James asked me when I first got here about the poverty around Korea, and I told him I really hadn't seen it much, because I'd just been on campus and in the airport, and the people in those whereabouts were pretty much exactly like most people in Johnson City. I've seen more of it now, and I saw a good bit of it wandering around behind Dave in the second market today. That was probably the most educational and worthwhile thing about today's trip, was just seeing what the country looks like behind all the bright colors and rock bands on street corners. That's why I'm happy with having skipped the palace, though I might try to con somebody into going back to the palace with me. Most of the merchants selling blankets or tshirts seemed fairly well-off, but others probably have trouble putting food on the table. Small-time back-alley cooks, women working long hours in the hot sun sewing beads to cloths, elderly men and women with baskets of potatoes and heads of lettuce sitting in the middle of the street to try to sell them because they can't afford a booth. Several times, we saw men crawling through the streets pushing collection baskets in front of them, scooting on their chests on little rolling platforms a few inches above the ground, their legs dragging uselessly behind them wrapped in heavy rubber to protect them from the pavement. There are not any drunk homeless people hanging around, though, not in the back alleys or around the subway or anywhere. I don't know if that means the Koreans have ways of taking care of their people, or if they just keep them really well out of sight.
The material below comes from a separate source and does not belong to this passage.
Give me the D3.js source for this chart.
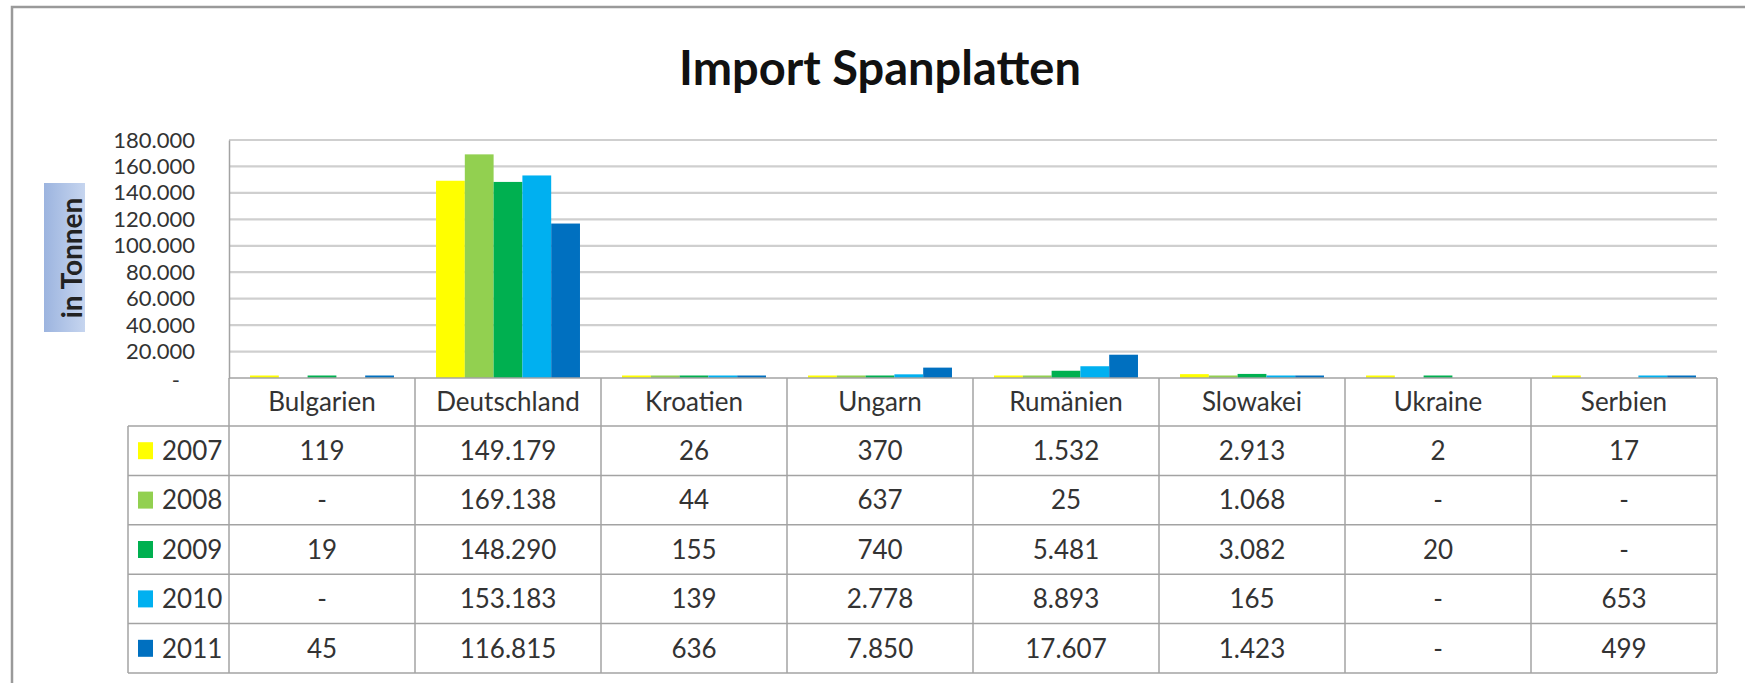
<!DOCTYPE html>
<html>
<head>
<meta charset="utf-8">
<script src="https://cdn.jsdelivr.net/npm/d3@7"></script>
<style>
  body { margin: 0; background: #fff; }
  svg { display: block; font-family: Lato, "Open Sans", sans-serif; }
</style>
</head>
<body>
<div class="graph-container"></div>
<script>
// chart data (null = "-" in the table)
var countries = ['Bulgarien', 'Deutschland', 'Kroatien', 'Ungarn', 'Rumänien', 'Slowakei', 'Ukraine', 'Serbien'];
var years = ['2007', '2008', '2009', '2010', '2011'];
var yearColors = ['#ffff00', '#92d050', '#00b050', '#00b0f0', '#0070c0'];

var values2007 = [119, 149179, 26, 370, 1532, 2913, 2, 17];
var values2008 = [null, 169138, 44, 637, 25, 1068, null, null];
var values2009 = [19, 148290, 155, 740, 5481, 3082, 20, null];
var values2010 = [null, 153183, 139, 2778, 8893, 165, null, 653];
var values2011 = [45, 116815, 636, 7850, 17607, 1423, null, 499];
var seriesValues = [values2007, values2008, values2009, values2010, values2011];

var yTicks = [0, 20000, 40000, 60000, 80000, 100000, 120000, 140000, 160000, 180000];

var svgWidth = 1745;
var svgHeight = 683;
var plotLeft = 229;
var plotRight = 1717;
var plotTop = 140;
var plotBottom = 378;
var headerHeight = 48;
var rowHeight = 49.4;
var legendColLeft = 128;
var lineColor = '#a3a3a3';
var tableFont = 26;

// german number format: 149.179
var de = d3.formatLocale({ decimal: ',', thousands: '.', grouping: [3], currency: ['', ' €'] });
var fmt = de.format(',.0f');

var svg = d3.select('.graph-container').append('svg')
  .attr('width', svgWidth)
  .attr('height', svgHeight);

// outer chart frame (cut off at right and bottom)
svg.append('rect')
  .attr('x', 12)
  .attr('y', 7)
  .attr('width', svgWidth)
  .attr('height', svgHeight)
  .attr('fill', 'none')
  .attr('stroke', '#9a9a9a')
  .attr('stroke-width', 2.5);

// title
svg.append('text')
  .attr('x', 880)
  .attr('y', 85)
  .attr('text-anchor', 'middle')
  .attr('font-weight', 'bold')
  .attr('font-size', 47)
  .attr('fill', '#111')
  .text('Import Spanplatten');

// scales
var xScale = d3.scaleBand()
  .domain(countries)
  .range([plotLeft, plotRight]);

var xInner = d3.scaleBand()
  .domain(years)
  .range([0, xScale.bandwidth()])
  .paddingOuter(0.73);

var yScale = d3.scaleLinear()
  .domain([0, 180000])
  .range([plotBottom, plotTop]);

// gridlines
svg.append('g')
  .selectAll('line')
  .data(yTicks.slice(1))
  .enter()
  .append('line')
  .attr('x1', plotLeft)
  .attr('x2', plotRight)
  .attr('y1', function(d) { return yScale(d); })
  .attr('y2', function(d) { return yScale(d); })
  .attr('stroke', '#cfcfcf')
  .attr('stroke-width', 2.2);

// y axis with labels, zero shown as "-"
var yAxis = d3.axisLeft(yScale)
  .tickValues(yTicks)
  .tickSize(0)
  .tickPadding(34)
  .tickFormat(function(d) { return d === 0 ? '-' : fmt(d); });

var yAxisG = svg.append('g')
  .attr('transform', 'translate(' + plotLeft + ',0)')
  .call(yAxis);

yAxisG.select('.domain')
  .attr('stroke', lineColor)
  .attr('stroke-width', 1.5);

yAxisG.selectAll('text')
  .attr('font-family', 'Lato, sans-serif')
  .attr('font-size', 22)
  .attr('fill', '#333');

yAxisG.selectAll('.tick')
  .filter(function(d) { return d === 0; })
  .select('text')
  .attr('dx', -15)
  .attr('dy', '0.45em');

// y axis title with blue box
var titleBox = svg.append('defs').append('linearGradient')
  .attr('id', 'boxGrad')
  .attr('x1', 0).attr('x2', 1).attr('y1', 0).attr('y2', 0);
titleBox.append('stop').attr('offset', 0).attr('stop-color', '#9cb4df');
titleBox.append('stop').attr('offset', 1).attr('stop-color', '#c6d5ef');

svg.append('rect')
  .attr('x', 44)
  .attr('y', 183)
  .attr('width', 41)
  .attr('height', 149)
  .attr('fill', 'url(#boxGrad)');

svg.append('text')
  .attr('transform', 'translate(82,258) rotate(-90)')
  .attr('text-anchor', 'middle')
  .attr('font-weight', 'bold')
  .attr('font-size', 28)
  .attr('fill', '#222')
  .text('in Tonnen');

// bars
var barData = [];
seriesValues.forEach(function(vals, i) {
  vals.forEach(function(v, j) {
    if (v !== null) {
      barData.push({ year: years[i], country: countries[j], value: v, color: yearColors[i] });
    }
  });
});

svg.append('g')
  .selectAll('rect')
  .data(barData)
  .enter()
  .append('rect')
  .attr('x', function(d) { return xScale(d.country) + xInner(d.year); })
  .attr('width', xInner.bandwidth())
  .attr('y', function(d) { return Math.min(yScale(d.value), plotBottom - 2.5); })
  .attr('height', function(d) { return Math.max(plotBottom - yScale(d.value), 2.5); })
  .attr('fill', function(d) { return d.color; });

// data table under the chart
var table = svg.append('g');
var tableBottom = plotBottom + headerHeight + rowHeight * years.length;

// header row top line (x axis)
table.append('line')
  .attr('x1', plotLeft).attr('x2', plotRight)
  .attr('y1', plotBottom).attr('y2', plotBottom)
  .attr('stroke', lineColor).attr('stroke-width', 1.5);

// horizontal row lines
var rowLines = d3.range(years.length + 1).map(function(i) {
  return plotBottom + headerHeight + i * rowHeight;
});
table.selectAll('.row-line')
  .data(rowLines)
  .enter()
  .append('line')
  .attr('class', 'row-line')
  .attr('x1', legendColLeft).attr('x2', plotRight)
  .attr('y1', function(d) { return d; })
  .attr('y2', function(d) { return d; })
  .attr('stroke', lineColor).attr('stroke-width', 1.5);

// vertical column lines
var colLines = countries.map(function(c) { return xScale(c); }).concat([plotRight]);
table.selectAll('.col-line')
  .data(colLines)
  .enter()
  .append('line')
  .attr('class', 'col-line')
  .attr('x1', function(d) { return d; })
  .attr('x2', function(d) { return d; })
  .attr('y1', plotBottom)
  .attr('y2', tableBottom)
  .attr('stroke', lineColor).attr('stroke-width', 1.5);

table.append('line')
  .attr('x1', legendColLeft).attr('x2', legendColLeft)
  .attr('y1', plotBottom + headerHeight).attr('y2', tableBottom)
  .attr('stroke', lineColor).attr('stroke-width', 1.5);

// country headers
table.selectAll('.header')
  .data(countries)
  .enter()
  .append('text')
  .attr('class', 'header')
  .attr('x', function(d) { return xScale(d) + xScale.bandwidth() / 2; })
  .attr('y', plotBottom + headerHeight / 2)
  .attr('dy', '0.35em')
  .attr('text-anchor', 'middle')
  .attr('font-size', tableFont)
  .attr('fill', '#333')
  .text(function(d) { return d; });

// legend column: swatch + year, then the values of that year
years.forEach(function(year, i) {
  var rowMid = plotBottom + headerHeight + i * rowHeight + rowHeight / 2;
  table.append('rect')
    .attr('x', 138)
    .attr('y', rowMid - 8.5)
    .attr('width', 15)
    .attr('height', 17)
    .attr('fill', yearColors[i]);
  table.append('text')
    .attr('x', 162)
    .attr('y', rowMid)
    .attr('dy', '0.36em')
    .attr('font-size', tableFont)
    .attr('fill', '#333')
    .text(year);

  table.selectAll('.val-' + year)
    .data(seriesValues[i])
    .enter()
    .append('text')
    .attr('class', 'val-' + year)
    .attr('x', function(d, j) { return xScale(countries[j]) + xScale.bandwidth() / 2; })
    .attr('y', rowMid)
    .attr('dy', '0.36em')
    .attr('text-anchor', 'middle')
    .attr('font-size', tableFont)
    .attr('fill', '#333')
    .text(function(d) { return d === null ? '-' : fmt(d); });
});
</script>
</body>
</html>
I suspect the latter might be the case, but I don't know. One of the Korean students in the ISS program says that they have a big problem in the countryside with poor people lying across the road to try to committ suicide because they can't feed themselves or their families, but I've not seen anything like that personally. I'm not going to take any pictures of this side of things, so if you're reading along, just know that there's a backside to a lot of the scenes I do post for you.
You must really like me a lot to have read all the way to the end of that whole long thing. Extra points on your Sarah Fan Club log sheet. I like you too. :D
2 comments:
Good post.
Wow, Sarah, you had my full attention reading through all this. I can't even imagine how different it is over there, but you're providing some great mental images. I spent five weeks in Germany a few years ago, but at least they used the same alphabet (with a few extra letters), were Western, and I had two years of experience with the language before going over there.
Andy told me about your blog on here, and I'm really glad he did. I look forward to future posts, too.